Dans la rue, une ouverture en fanfare, et tout au long du week-end des danses, des acrobates, une chorale de la cloche. Dans les théâtres et lieux d’expositions certaines propositions parlent directement de la pauvreté, d’autres, comme Nichoir 93 au Théâtre des Halles, sont plus sensibles : désirs d’envols, replis et embrassements y sont vécus par trois hommes, habitants précaires du Bois de Vincennes. Qu’est-ce qu’un maison, une porte, une fenêtre ? demandent ceux qui n’en ont pas. 

Savoir et beauté 

Qu’est-ce que le savoir ? Didier Ruiz a réuni aux Célestins des scientifiques et des experts pour un speed dating dispensant un très sérieux coq à l’âne, de l’apiculture urbaine à la mécanique des fluides. Parce que le droit à la culture c’est aussi l’accès aux savoirs, sans isolement ou désert numérique, par la conversation.

Qu’est ce que la beauté, et qui la voit ? Se demande-t-on à la Maison Jean Vilar. Sans doute le questionnement le plus bouleversant. Révéler la beauté expose les images et les textes de précaires qui aiment un papillon posé dans la boue, un regard bleu et tendre, une fleur de bitume, têtue. Le portrait dans tous ses états expose les photos auto-commentées des bénéficiaires d’Entraide et Abri. Dans des podcasts les apprentis du restaurant solidaire Graines de piment se confrontent à Bourdieu, mais aussi à la pensée de Jean Vilar sur le service public du théâtre, s’emparant avec émotion des textes de Laurent Gaudé ou Wajdi Mouawad. Découvrant, ou affirmant, l’importance des nourritures de l’esprit.
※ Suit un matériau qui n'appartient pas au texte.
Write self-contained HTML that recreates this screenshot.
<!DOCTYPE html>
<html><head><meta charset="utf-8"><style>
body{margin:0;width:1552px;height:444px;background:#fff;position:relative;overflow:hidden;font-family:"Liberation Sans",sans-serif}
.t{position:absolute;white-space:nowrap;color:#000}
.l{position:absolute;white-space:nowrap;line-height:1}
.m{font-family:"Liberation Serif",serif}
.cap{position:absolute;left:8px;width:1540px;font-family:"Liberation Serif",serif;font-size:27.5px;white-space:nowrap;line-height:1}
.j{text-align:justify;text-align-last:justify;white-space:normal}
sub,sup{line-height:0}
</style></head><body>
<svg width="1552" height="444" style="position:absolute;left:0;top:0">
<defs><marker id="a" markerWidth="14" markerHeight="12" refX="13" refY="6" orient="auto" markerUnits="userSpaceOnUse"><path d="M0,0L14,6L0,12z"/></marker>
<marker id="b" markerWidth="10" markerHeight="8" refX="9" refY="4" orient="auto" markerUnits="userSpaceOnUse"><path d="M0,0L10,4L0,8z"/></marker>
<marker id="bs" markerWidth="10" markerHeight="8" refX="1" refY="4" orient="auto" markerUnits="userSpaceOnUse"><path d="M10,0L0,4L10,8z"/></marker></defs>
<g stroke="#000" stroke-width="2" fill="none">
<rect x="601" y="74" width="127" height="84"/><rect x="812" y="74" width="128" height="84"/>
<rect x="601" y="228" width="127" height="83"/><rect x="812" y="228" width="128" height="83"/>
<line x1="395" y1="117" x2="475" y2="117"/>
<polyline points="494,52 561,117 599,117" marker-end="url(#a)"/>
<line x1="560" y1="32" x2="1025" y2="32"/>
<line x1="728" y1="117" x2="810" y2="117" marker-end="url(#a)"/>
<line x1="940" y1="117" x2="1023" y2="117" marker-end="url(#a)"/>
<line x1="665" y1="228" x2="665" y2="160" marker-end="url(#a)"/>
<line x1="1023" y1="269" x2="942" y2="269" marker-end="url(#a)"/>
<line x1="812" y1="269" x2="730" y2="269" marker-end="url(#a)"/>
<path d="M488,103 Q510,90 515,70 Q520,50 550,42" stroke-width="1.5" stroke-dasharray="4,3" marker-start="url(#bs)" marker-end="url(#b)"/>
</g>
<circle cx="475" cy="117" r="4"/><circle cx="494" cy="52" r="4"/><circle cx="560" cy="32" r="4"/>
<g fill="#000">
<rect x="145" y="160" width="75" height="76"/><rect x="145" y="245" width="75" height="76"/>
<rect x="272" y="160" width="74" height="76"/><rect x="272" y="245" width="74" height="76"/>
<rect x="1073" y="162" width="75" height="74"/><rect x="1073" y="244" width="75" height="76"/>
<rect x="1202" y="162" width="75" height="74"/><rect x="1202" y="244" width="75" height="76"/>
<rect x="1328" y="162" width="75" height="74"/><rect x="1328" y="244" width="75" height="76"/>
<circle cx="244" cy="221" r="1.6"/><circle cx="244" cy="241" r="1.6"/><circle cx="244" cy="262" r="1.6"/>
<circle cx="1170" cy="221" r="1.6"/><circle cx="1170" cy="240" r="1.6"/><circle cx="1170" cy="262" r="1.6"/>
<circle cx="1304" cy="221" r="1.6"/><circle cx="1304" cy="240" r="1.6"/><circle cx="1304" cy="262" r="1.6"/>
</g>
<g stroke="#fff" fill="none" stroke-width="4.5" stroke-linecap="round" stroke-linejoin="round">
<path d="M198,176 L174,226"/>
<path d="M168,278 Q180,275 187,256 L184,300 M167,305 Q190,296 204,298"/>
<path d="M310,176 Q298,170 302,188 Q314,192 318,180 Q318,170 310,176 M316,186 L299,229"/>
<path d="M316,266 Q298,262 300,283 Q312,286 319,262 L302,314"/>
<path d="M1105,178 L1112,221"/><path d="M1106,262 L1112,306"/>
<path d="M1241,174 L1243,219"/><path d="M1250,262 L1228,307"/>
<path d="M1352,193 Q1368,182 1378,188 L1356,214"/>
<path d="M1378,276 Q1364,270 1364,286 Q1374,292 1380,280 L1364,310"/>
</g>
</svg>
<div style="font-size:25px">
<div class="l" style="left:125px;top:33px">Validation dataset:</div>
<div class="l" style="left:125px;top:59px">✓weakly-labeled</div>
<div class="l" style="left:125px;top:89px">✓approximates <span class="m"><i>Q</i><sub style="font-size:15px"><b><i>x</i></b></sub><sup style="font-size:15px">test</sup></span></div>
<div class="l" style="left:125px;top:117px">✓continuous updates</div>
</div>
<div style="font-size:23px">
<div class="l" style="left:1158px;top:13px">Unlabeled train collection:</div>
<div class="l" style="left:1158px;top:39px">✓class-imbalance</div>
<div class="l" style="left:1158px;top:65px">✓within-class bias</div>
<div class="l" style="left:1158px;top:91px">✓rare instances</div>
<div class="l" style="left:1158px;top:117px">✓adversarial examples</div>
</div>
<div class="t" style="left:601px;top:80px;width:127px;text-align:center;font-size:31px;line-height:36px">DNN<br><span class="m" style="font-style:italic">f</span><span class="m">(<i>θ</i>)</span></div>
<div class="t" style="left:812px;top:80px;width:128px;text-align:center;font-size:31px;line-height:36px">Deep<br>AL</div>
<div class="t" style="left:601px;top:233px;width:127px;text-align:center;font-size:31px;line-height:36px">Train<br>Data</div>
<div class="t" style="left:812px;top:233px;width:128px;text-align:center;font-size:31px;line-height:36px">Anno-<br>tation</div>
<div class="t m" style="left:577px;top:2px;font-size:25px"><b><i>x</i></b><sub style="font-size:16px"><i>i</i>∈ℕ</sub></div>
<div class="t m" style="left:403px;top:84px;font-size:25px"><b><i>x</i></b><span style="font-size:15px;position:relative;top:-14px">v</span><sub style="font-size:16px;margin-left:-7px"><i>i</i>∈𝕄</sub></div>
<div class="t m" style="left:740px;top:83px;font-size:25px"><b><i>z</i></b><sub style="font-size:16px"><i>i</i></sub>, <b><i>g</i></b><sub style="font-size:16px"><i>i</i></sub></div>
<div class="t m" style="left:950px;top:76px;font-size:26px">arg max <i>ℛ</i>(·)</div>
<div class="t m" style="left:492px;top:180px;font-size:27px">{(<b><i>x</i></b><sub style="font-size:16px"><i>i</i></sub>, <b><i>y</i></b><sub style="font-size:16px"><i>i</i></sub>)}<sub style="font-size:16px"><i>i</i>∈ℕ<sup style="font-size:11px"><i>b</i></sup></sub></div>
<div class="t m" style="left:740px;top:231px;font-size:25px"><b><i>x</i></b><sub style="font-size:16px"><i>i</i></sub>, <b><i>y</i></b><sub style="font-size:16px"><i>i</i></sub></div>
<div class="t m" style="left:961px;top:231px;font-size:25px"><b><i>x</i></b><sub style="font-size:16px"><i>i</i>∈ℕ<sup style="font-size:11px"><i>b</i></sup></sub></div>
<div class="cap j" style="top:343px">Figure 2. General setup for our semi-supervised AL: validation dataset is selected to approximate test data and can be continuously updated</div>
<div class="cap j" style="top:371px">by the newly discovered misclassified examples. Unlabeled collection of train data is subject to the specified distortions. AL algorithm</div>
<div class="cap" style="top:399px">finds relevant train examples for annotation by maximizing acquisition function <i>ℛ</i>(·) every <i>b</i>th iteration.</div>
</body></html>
Dans le jardin de la Maison, la création d’Edith Amsellem (Cie Ed’O) a quatre fois fait vibrer La Beauté, en un défilé qui effeuillait 15 pensionnaires de Rosmerta, lieu d’accueil de mineurs isolés, autogéré, à Avignon. Comme dans une fashion week, avec trois passages par mannequin, pour 20 minutes de spectacles. 

Un premier passage en famille royale de ces treize jeune ivoiriens ou guinéens et de leurs deux éducatrices, déguisés en rois et princesses d’opérette, colorés, saturés et enrubannés ; un deuxième débarrassé de la première couche de vêtements, disant leurs rêves d’avenir, footballeur, scientifique, cuistot ou ministre de l’éducation populaire ; un dernier, disant d’où ils viennent touchant à l’exil, à la guerre, au racisme, à l’intime. À la beauté, révélée, de ceux que l’Europe s’escrime à renvoyer, dès leur majorité atteinte, vers un chez eux qui n’existe pas.

Agnès Freschel

C’est pas du luxe ! a eu lieu à Avignon du 27 au 29 septembre.